[START Material provided]

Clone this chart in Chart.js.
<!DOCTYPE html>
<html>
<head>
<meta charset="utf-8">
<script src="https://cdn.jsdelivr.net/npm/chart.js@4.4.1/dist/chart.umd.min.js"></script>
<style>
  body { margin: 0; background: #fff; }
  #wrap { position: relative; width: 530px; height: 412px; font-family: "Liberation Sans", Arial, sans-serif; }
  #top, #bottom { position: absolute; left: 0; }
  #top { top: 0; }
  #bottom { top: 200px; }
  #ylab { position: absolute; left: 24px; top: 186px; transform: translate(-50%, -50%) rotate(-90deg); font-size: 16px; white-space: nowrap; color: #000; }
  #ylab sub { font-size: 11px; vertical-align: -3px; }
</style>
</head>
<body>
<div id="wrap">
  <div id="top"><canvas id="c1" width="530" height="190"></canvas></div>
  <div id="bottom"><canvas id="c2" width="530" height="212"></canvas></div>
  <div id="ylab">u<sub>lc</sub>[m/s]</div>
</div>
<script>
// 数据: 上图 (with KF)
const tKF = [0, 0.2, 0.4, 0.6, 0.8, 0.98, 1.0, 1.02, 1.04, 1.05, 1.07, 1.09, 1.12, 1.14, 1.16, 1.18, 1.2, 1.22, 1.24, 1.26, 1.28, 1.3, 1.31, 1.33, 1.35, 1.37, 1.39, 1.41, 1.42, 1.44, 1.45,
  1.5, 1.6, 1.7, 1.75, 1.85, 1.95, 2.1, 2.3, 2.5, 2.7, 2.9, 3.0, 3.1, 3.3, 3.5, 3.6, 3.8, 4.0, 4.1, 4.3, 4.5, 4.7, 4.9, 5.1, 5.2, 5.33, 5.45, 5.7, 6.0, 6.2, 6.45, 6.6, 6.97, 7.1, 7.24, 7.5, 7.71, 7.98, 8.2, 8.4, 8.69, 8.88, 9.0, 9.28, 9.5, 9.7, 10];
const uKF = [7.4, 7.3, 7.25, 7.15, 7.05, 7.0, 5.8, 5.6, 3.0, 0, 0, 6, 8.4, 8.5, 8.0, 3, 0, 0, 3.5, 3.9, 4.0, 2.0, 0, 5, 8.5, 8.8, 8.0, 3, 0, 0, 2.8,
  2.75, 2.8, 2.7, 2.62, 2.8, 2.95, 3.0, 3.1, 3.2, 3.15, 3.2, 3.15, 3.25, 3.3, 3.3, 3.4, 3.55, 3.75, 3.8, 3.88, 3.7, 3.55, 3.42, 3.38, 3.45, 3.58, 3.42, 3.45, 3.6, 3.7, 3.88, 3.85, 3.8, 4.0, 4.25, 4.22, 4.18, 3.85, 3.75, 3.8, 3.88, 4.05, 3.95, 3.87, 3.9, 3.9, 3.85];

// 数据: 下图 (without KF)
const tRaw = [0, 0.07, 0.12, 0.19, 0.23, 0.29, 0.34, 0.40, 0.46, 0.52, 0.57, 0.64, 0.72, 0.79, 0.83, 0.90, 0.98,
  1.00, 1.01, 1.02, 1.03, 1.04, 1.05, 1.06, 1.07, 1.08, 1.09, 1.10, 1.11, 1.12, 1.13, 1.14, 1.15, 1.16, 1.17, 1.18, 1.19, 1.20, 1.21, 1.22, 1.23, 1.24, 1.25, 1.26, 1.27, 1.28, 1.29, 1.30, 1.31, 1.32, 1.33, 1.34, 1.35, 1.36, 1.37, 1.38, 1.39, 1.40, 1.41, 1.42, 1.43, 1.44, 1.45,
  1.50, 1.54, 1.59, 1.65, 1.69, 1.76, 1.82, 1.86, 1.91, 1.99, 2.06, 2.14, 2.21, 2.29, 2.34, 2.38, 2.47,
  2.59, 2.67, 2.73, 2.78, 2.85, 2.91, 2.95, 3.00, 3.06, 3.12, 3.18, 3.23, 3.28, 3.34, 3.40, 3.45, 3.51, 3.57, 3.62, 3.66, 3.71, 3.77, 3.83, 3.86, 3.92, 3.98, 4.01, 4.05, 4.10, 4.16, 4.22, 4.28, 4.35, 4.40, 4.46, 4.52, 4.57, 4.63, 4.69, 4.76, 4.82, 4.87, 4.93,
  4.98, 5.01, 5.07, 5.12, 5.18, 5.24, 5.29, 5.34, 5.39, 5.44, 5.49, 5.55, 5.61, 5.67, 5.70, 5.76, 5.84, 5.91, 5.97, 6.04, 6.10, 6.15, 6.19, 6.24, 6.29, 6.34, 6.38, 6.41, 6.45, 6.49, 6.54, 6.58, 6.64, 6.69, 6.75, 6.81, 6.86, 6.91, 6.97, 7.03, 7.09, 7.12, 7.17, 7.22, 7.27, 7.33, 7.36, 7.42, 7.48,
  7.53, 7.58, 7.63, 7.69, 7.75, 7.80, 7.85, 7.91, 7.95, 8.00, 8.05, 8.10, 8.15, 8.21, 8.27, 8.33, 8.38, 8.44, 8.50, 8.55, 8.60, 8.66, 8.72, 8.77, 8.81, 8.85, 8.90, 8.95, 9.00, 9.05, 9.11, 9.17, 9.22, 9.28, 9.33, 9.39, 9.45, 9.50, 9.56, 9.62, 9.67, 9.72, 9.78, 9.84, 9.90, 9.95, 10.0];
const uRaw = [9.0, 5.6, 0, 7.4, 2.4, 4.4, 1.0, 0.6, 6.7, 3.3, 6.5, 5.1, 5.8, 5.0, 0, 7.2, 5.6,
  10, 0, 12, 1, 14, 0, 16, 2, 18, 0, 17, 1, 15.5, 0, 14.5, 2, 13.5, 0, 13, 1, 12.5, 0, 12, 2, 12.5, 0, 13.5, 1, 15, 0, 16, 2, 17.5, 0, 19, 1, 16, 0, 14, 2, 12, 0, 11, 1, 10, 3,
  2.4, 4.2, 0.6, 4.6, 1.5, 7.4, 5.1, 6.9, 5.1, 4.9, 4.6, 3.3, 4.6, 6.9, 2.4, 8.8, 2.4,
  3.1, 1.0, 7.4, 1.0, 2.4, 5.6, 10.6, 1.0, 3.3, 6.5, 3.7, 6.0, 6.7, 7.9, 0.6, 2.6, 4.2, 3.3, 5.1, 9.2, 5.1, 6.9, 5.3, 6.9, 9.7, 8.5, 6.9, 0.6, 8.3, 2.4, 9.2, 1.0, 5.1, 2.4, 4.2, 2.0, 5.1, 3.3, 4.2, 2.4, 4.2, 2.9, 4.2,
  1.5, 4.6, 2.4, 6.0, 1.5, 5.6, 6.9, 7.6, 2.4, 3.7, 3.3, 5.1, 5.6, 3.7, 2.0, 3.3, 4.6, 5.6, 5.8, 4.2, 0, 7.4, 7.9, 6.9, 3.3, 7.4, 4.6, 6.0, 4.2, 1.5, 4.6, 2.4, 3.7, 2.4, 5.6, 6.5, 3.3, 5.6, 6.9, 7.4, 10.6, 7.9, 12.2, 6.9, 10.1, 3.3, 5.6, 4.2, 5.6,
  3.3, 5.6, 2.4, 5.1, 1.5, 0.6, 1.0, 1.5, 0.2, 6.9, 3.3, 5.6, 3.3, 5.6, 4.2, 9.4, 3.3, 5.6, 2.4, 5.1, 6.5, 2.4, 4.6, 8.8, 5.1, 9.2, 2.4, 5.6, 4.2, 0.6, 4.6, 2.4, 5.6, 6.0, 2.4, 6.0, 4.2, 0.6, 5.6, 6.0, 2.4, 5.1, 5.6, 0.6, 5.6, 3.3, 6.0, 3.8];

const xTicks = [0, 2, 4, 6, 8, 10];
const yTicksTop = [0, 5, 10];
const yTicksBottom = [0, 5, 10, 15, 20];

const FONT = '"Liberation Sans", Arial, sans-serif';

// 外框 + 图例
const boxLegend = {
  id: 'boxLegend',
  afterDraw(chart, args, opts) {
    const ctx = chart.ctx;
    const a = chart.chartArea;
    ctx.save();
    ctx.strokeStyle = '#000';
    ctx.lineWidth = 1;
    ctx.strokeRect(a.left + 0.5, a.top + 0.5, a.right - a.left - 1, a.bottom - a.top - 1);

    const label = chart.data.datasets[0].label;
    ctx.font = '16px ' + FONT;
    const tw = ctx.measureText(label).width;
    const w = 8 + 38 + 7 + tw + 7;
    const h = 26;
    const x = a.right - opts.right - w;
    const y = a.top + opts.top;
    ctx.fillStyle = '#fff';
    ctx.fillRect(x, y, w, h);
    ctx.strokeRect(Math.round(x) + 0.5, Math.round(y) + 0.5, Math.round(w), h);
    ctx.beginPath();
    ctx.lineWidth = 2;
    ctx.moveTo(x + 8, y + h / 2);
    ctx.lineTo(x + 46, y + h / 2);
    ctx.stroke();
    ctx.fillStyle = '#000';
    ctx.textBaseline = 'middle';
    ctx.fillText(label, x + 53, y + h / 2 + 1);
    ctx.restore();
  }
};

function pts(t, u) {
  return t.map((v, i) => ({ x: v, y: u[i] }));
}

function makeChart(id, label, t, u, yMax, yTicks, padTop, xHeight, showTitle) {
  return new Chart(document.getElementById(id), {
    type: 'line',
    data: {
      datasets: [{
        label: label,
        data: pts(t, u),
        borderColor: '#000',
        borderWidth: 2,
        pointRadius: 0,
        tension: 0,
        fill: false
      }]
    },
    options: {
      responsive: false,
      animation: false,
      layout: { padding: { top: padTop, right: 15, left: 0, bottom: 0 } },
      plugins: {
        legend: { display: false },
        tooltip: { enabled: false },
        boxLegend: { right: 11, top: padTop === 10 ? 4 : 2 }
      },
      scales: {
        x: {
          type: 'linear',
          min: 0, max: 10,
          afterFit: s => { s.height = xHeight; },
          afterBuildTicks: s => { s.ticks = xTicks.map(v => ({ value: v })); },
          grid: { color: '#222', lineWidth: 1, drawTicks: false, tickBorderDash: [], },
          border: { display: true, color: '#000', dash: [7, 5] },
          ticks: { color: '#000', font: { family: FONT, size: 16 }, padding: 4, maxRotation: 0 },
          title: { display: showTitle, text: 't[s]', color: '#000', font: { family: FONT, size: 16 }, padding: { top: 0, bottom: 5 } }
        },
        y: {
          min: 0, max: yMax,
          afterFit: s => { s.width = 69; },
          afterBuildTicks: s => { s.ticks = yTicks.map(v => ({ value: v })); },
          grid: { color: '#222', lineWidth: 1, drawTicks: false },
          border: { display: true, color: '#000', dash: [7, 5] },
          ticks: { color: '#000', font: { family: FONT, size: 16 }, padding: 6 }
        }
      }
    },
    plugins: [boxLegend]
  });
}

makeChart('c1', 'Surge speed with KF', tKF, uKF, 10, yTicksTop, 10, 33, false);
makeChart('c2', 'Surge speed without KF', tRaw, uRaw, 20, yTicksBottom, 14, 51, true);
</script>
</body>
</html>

[END Material provided]
[START Material provided]

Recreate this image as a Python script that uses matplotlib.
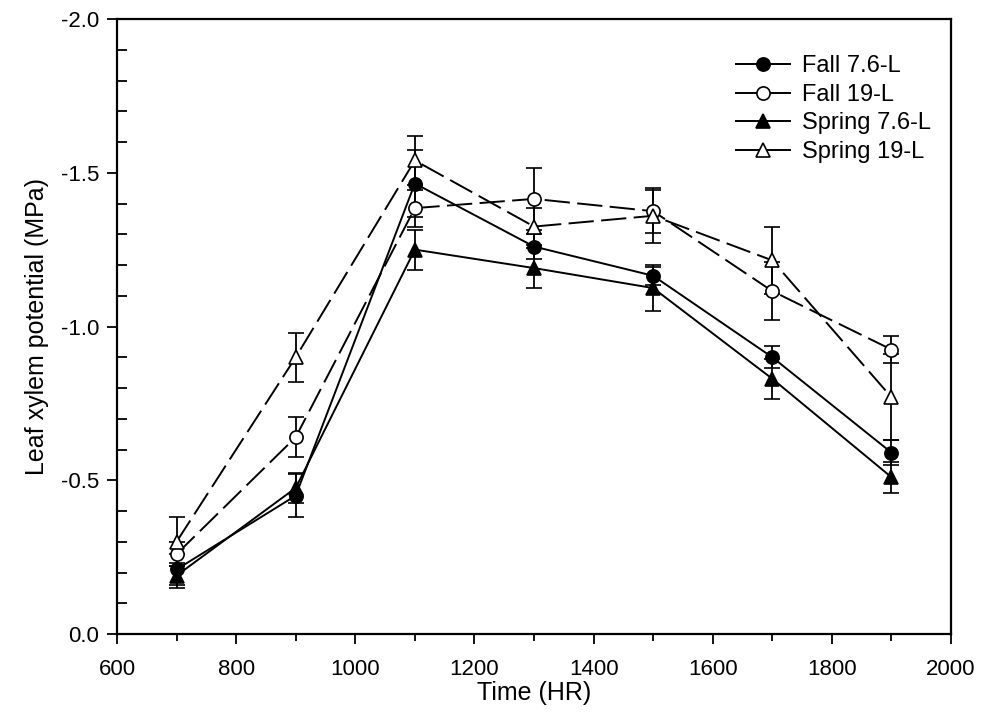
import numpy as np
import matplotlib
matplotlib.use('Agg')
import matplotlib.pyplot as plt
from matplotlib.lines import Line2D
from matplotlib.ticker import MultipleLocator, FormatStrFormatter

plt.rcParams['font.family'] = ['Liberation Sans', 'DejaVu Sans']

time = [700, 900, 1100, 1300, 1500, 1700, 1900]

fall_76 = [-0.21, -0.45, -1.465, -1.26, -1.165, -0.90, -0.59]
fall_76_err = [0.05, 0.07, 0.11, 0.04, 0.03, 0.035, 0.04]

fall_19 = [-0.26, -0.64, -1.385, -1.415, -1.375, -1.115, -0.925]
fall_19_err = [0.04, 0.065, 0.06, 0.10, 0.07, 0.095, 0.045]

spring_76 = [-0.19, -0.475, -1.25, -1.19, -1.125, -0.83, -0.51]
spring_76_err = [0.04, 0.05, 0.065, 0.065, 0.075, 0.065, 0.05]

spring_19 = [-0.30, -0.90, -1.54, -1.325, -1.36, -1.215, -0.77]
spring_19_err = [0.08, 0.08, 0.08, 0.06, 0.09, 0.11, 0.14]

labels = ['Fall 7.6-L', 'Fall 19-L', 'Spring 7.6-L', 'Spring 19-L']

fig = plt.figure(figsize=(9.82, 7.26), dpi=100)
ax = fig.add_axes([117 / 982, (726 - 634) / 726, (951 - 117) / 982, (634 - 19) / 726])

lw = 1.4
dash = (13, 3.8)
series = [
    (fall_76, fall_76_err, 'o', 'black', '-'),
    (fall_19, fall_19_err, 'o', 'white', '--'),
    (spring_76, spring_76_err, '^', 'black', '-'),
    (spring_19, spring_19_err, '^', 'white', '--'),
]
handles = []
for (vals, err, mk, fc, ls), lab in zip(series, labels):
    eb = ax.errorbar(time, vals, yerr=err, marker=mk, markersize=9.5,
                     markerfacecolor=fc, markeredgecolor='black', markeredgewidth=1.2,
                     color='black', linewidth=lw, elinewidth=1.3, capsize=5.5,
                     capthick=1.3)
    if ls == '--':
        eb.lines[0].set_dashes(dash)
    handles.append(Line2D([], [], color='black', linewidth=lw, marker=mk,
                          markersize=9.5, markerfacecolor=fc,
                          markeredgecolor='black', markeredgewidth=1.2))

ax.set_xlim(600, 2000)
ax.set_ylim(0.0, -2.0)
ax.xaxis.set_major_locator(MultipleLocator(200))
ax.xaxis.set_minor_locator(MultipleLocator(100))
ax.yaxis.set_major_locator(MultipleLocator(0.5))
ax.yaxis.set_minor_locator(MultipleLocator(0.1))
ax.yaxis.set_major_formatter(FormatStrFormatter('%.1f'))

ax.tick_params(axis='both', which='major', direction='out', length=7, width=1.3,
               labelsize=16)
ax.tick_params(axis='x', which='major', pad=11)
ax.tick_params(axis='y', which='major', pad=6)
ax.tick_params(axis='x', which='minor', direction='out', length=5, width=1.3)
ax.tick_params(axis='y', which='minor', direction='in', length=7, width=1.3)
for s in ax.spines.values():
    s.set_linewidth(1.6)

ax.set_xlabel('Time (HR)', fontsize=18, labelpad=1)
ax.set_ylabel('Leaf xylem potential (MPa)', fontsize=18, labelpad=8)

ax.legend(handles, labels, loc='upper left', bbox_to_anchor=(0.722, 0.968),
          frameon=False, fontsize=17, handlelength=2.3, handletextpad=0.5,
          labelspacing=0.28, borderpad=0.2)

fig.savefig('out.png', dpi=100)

[END Material provided]

What this task involves ::
The lines to return run from the one containing "Clone this chart in Chart.js." down to the one containing "3.9, 3.9, 3.85];"; give them exactly, both included, and no others.

Solution for this exercise ::
Clone this chart in Chart.js.
<!DOCTYPE html>
<html>
<head>
<meta charset="utf-8">
<script src="https://cdn.jsdelivr.net/npm/chart.js@4.4.1/dist/chart.umd.min.js"></script>
<style>
  body { margin: 0; background: #fff; }
  #wrap { position: relative; width: 530px; height: 412px; font-family: "Liberation Sans", Arial, sans-serif; }
  #top, #bottom { position: absolute; left: 0; }
  #top { top: 0; }
  #bottom { top: 200px; }
  #ylab { position: absolute; left: 24px; top: 186px; transform: translate(-50%, -50%) rotate(-90deg); font-size: 16px; white-space: nowrap; color: #000; }
  #ylab sub { font-size: 11px; vertical-align: -3px; }
</style>
</head>
<body>
<div id="wrap">
  <div id="top"><canvas id="c1" width="530" height="190"></canvas></div>
  <div id="bottom"><canvas id="c2" width="530" height="212"></canvas></div>
  <div id="ylab">u<sub>lc</sub>[m/s]</div>
</div>
<script>
// 数据: 上图 (with KF)
const tKF = [0, 0.2, 0.4, 0.6, 0.8, 0.98, 1.0, 1.02, 1.04, 1.05, 1.07, 1.09, 1.12, 1.14, 1.16, 1.18, 1.2, 1.22, 1.24, 1.26, 1.28, 1.3, 1.31, 1.33, 1.35, 1.37, 1.39, 1.41, 1.42, 1.44, 1.45,
  1.5, 1.6, 1.7, 1.75, 1.85, 1.95, 2.1, 2.3, 2.5, 2.7, 2.9, 3.0, 3.1, 3.3, 3.5, 3.6, 3.8, 4.0, 4.1, 4.3, 4.5, 4.7, 4.9, 5.1, 5.2, 5.33, 5.45, 5.7, 6.0, 6.2, 6.45, 6.6, 6.97, 7.1, 7.24, 7.5, 7.71, 7.98, 8.2, 8.4, 8.69, 8.88, 9.0, 9.28, 9.5, 9.7, 10];
const uKF = [7.4, 7.3, 7.25, 7.15, 7.05, 7.0, 5.8, 5.6, 3.0, 0, 0, 6, 8.4, 8.5, 8.0, 3, 0, 0, 3.5, 3.9, 4.0, 2.0, 0, 5, 8.5, 8.8, 8.0, 3, 0, 0, 2.8,
  2.75, 2.8, 2.7, 2.62, 2.8, 2.95, 3.0, 3.1, 3.2, 3.15, 3.2, 3.15, 3.25, 3.3, 3.3, 3.4, 3.55, 3.75, 3.8, 3.88, 3.7, 3.55, 3.42, 3.38, 3.45, 3.58, 3.42, 3.45, 3.6, 3.7, 3.88, 3.85, 3.8, 4.0, 4.25, 4.22, 4.18, 3.85, 3.75, 3.8, 3.88, 4.05, 3.95, 3.87, 3.9, 3.9, 3.85];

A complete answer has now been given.